We had a traditional outdoor Argentinian lunch – a parillada or barbecue. This consisted of huge amounts of meat – beef, sausages and a pig roast with chimichurri, a green salsa made with parsley and chilli flakes. This was followed by another famous Argentinian dish – ice cream covered in dulce de leche. You can buy this sauce in all the tourist shops as a souvenir.It’s made from condensed milk cooked until it turns into caramel. It is delicious but incredibly sweet and sickly. We did take some home but a little goes a long way.
Next was a display of horsemanship. To me just being able to get on a horse without help is a skill that defeats me so I’m easily impressed.
Then there was dancing – not really my thing but I was left with little choice,
I get a gaucho to myself and I’m falling over my own feet!

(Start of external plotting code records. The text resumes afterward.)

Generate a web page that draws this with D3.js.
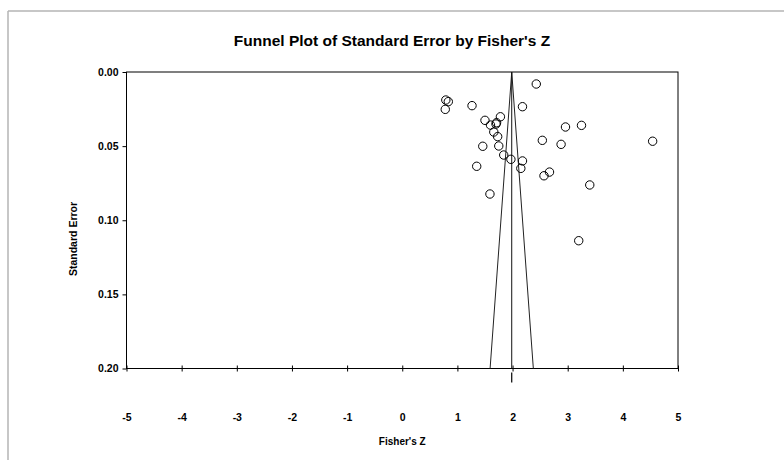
<!DOCTYPE html>
<html>
<head>
<meta charset="utf-8">
<script src="https://cdn.jsdelivr.net/npm/d3@7"></script>
<style>
  body { margin: 0; background: #fff; }
  text { font-family: "Liberation Sans", Arial, sans-serif; font-weight: bold; fill: #000; }
</style>
</head>
<body>
<div id="chart"></div>
<script>
// study effects (Fisher's Z) and their standard errors
const studyZ = [0.79, 0.835, 0.78, 1.265, 2.43, 2.18, 1.78, 1.50, 1.60, 1.71, 1.70, 1.66, 1.73, 1.46, 1.75,
    1.84, 1.97, 2.18, 2.15, 1.35, 2.54, 2.88, 1.59, 2.96, 3.25, 4.54, 2.67, 2.57, 3.40, 3.20];
const studySE = [0.0189, 0.0200, 0.0252, 0.0227, 0.0081, 0.0234, 0.0302, 0.0326, 0.0358, 0.0342, 0.0351, 0.0405, 0.0436, 0.0501, 0.0499,
    0.0560, 0.0589, 0.0600, 0.0650, 0.0636, 0.0461, 0.0488, 0.0823, 0.0371, 0.0360, 0.0467, 0.0675, 0.0700, 0.0762, 0.1138];
const meanZ = 1.985;
const xTicks = [-5, -4, -3, -2, -1, 0, 1, 2, 3, 4, 5];
const yTicks = [0, 0.05, 0.10, 0.15, 0.20];

const W = 784, H = 460;
const svg = d3.select('#chart').append('svg')
    .attr('width', W)
    .attr('height', H);

// page frame
svg.append('line').attr('x1', 8).attr('y1', 11).attr('x2', W).attr('y2', 11)
    .attr('stroke', '#b4b4b4').attr('stroke-width', 1.5);
svg.append('line').attr('x1', 8).attr('y1', 11).attr('x2', 8).attr('y2', H)
    .attr('stroke', '#b4b4b4').attr('stroke-width', 1.5);

const x = d3.scaleLinear().domain([-5, 5]).range([126.5, 678]);
const y = d3.scaleLinear().domain([0, 0.2]).range([72, 368.5]);

// title
svg.append('text')
    .attr('x', 392).attr('y', 46)
    .attr('text-anchor', 'middle')
    .style('font-size', '15.5px')
    .text("Funnel Plot of Standard Error by Fisher's Z");

// plot box
svg.append('rect')
    .attr('x', x(-5)).attr('y', y(0))
    .attr('width', x(5) - x(-5)).attr('height', y(0.2) - y(0))
    .attr('fill', 'none').attr('stroke', '#000').attr('stroke-width', 1);

// x axis
const xAxis = svg.append('g')
    .attr('transform', `translate(0,${y(0.2)})`)
    .call(d3.axisBottom(x).tickValues(xTicks).tickSize(0).tickPadding(0).tickFormat(d => String(d)));
xAxis.select('.domain').remove();
xAxis.selectAll('.tick line').remove();
xAxis.selectAll('.tick').append('line')
    .attr('y1', -3).attr('y2', 3).attr('stroke', '#000');
xAxis.selectAll('.tick text')
    .attr('y', 52).attr('dy', 0)
    .style('font-size', '10.5px');

// y axis
const yAxis = svg.append('g')
    .attr('transform', `translate(${x(-5)},0)`)
    .call(d3.axisLeft(y).tickValues(yTicks).tickSize(4).tickPadding(4).tickFormat(d3.format('.2f')));
yAxis.select('.domain').remove();
yAxis.selectAll('.tick line').attr('stroke', '#000');
yAxis.selectAll('.tick text').style('font-size', '10.5px');

// axis titles
svg.append('text')
    .attr('x', x(0)).attr('y', 445)
    .attr('text-anchor', 'middle')
    .style('font-size', '10px')
    .text("Fisher's Z");
svg.append('text')
    .attr('transform', `translate(77,239) rotate(-90)`)
    .attr('text-anchor', 'middle')
    .style('font-size', '10.5px')
    .text('Standard Error');

// funnel
const half = 1.96 * 0.2;
svg.append('path')
    .attr('d', d3.line()([[x(meanZ - half), y(0.2)], [x(meanZ), y(0)], [x(meanZ + half), y(0.2)]]))
    .attr('fill', 'none').attr('stroke', '#222').attr('stroke-width', 1);
svg.append('line')
    .attr('x1', x(meanZ)).attr('x2', x(meanZ))
    .attr('y1', y(0)).attr('y2', y(0.2))
    .attr('stroke', '#111').attr('stroke-width', 1);
// combined effect mark below axis
svg.append('line')
    .attr('x1', x(meanZ)).attr('x2', x(meanZ))
    .attr('y1', y(0.2) + 4).attr('y2', y(0.2) + 14)
    .attr('stroke', '#000').attr('stroke-width', 1.2);

// studies
svg.selectAll('.pt')
    .data(studyZ.map((z, i) => ({ z, se: studySE[i] })))
    .enter()
    .append('circle')
    .attr('class', 'pt')
    .attr('cx', d => x(d.z))
    .attr('cy', d => y(d.se))
    .attr('r', 4.2)
    .attr('fill', 'none')
    .attr('stroke', '#000')
    .attr('stroke-width', 1);
</script>
</body>
</html>
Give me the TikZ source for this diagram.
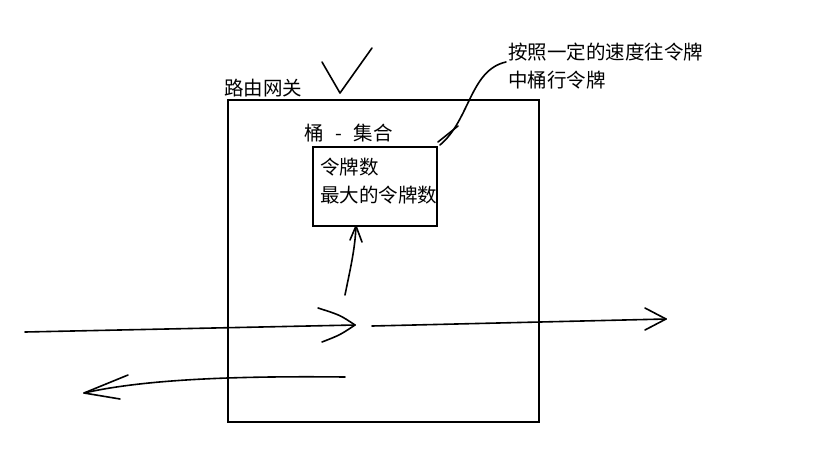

JP did considerably better.
Walking Round La Recoleta
Once we were back in the city there was one more thing we had to see. La Recoleta , the public cemetery in Buenos Aires. Strangely there is a top ten of cemeteries in the world and this one makes it onto the list. Many of the tombs are national historic monuments. The place is huge with 6,400 tombs on 13.5 acres. Of course, as usual, we got lost. The narrow alleys are confusing, even with a map, so we couldn’t find Eva Peron but it was an interesting end to the day.